Where Did The Prayer Of The Refugee Lyrics Originate?

2025-11-06 21:47:40 74

5 Answers

Benjamin
Benjamin
2025-11-07 03:45:31
Sometimes I wonder why people assume the words in 'Prayer of the Refugee' are age-old or handed down — they’re not. The lyrics are a modern creation by Rise Against, born from the band's political sensibilities, experiences on the road, and engagement with social issues around migration and labor. Instead of being a traditional prayer, it's the band’s attempt to reframe prayer as a demand for justice and accountability.

I've seen the song spark conversations and cover versions in classrooms and rallies, which says a lot about how the lyrics function: they're crafted to be shared and to provoke thought. For me, knowing the origin — contemporary, intentional, activist-driven — makes the song more powerful, not less; it's music that wants to change how you see someone else’s story, and that’s a rare kick in the ribs I still appreciate.
Zander
Zander
2025-11-07 05:56:12
A few years back I dove into who actually wrote 'Prayer of the Refugee' because I kept seeing the words quoted online like they were an old folk lament. They're not — the lyrics were created by Rise Against in the mid-2000s. I dug through interviews and band notes back then and found that the words grew out of the band’s experiences on tour, conversations with people affected by displacement, and their political leanings. The song became a way to humanize strangers who are too often reduced to headlines.

Musically it's punk-rock directness matched with a melodic hook, and lyrically it's a confrontation: asking listeners to notice the human cost behind cheap goods, wars, and border politics. The band intended the lyrics to represent voice and agency — not to speak for refugees but to spotlight the systems that push people into those situations. Personally, I respect that approach; it's blunt, empathetic, and unapologetic — the kind of music that pushes you into thinking differently on a commute or a late-night drive.
Lila
Lila
2025-11-07 06:17:45
I like to think of the song’s lyrics as coming out of a conversation — not a single, dramatic revelation, but many small exposures the band had while touring and reading. The phraseology in 'Prayer of the Refugee' wasn’t lifted from a traditional liturgy; it was written by Rise Against as a crafted narrative device to express displacement, anger, and resilience. The band uses direct imagery — lost homes, forced labor, consumer indifference — to build a chorus that sounds like both a lament and a rallying cry.

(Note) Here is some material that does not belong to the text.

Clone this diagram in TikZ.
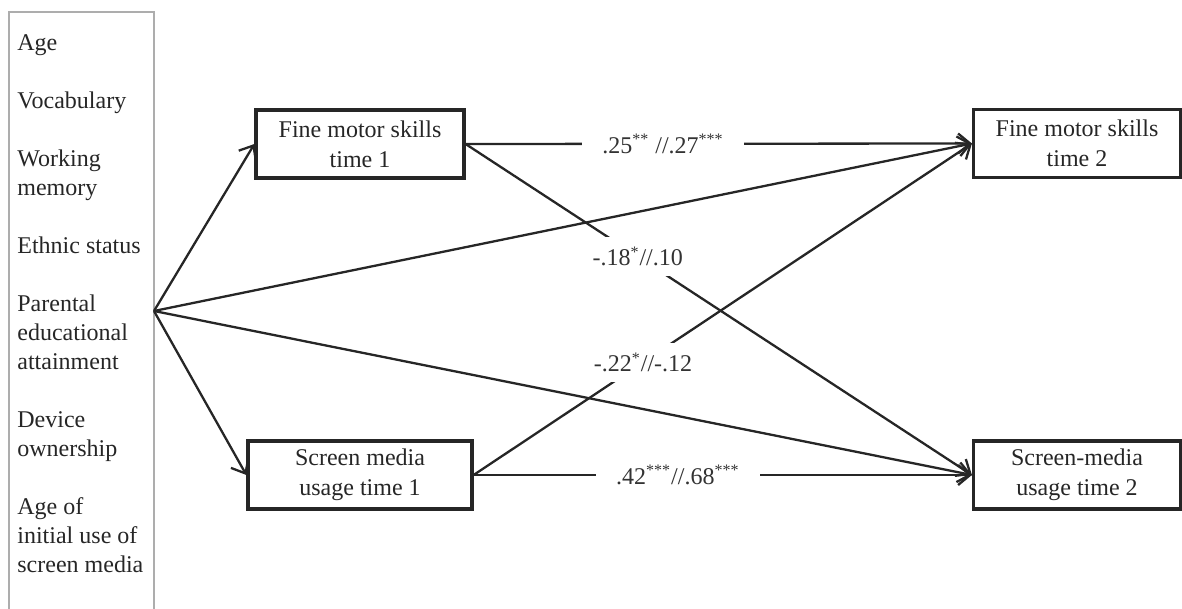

Looking at the lyrics more structurally, you can see typical punk techniques: repetition for emphasis, vivid but spare details, and a tension between personal voice and collective indictment. That structural choice hints at origin: an artist reacting to stories and statistics but choosing to turn them into human-scale snapshots. Hearing it now, the song still feels like a protest postcard sent from the margins, and that’s what I appreciate about its origin and impact.
Xavier
Xavier
2025-11-07 06:47:35
I grew up hearing songs that felt like they were yelling at the world, and 'Prayer of the Refugee' fits that mold. The lyrics came from Rise Against, written in their punk-protest style to spotlight refugees and displaced people. Rather than quoting a traditional prayer, the band used the idea of prayer to critique social and economic systems that force people from their homes.

For me, the origin matters because it shows intentional activism in songwriting: a modern band turning political awareness into a singable chorus. It’s always struck me as a track that both educates and motivates, which is rare and valuable in popular music. I still hum parts of it on bad days.
Bella
Bella
2025-11-08 20:45:25
Whenever 'Prayer of the Refugee' plays, I feel this raw mix of urgency and empathy — and that feeling traces straight back to where the lyrics came from. The song is by punk band Rise Against and appears on their 2006 album 'The Sufferer & the witness'. The lyrics were written from the band's viewpoint, especially Tim McIlrath's, and they draw on stories about displacement, economic injustice, and the kind of forced migration you hear on the news or see in documentaries.

The origin isn't a centuries-old poem or a traditional prayer; it's a modern, politically charged lyric crafted to make listeners uncomfortable. The band wrote it as a reaction to global inequalities and to shake people out of consumer complacency — the chorus functions like a call that flips the idea of prayer into a protest. For me, that intentionality is what makes the song stick: it comes from punk activism and storytelling, and it still hits as a powerful, personal shout against indifference.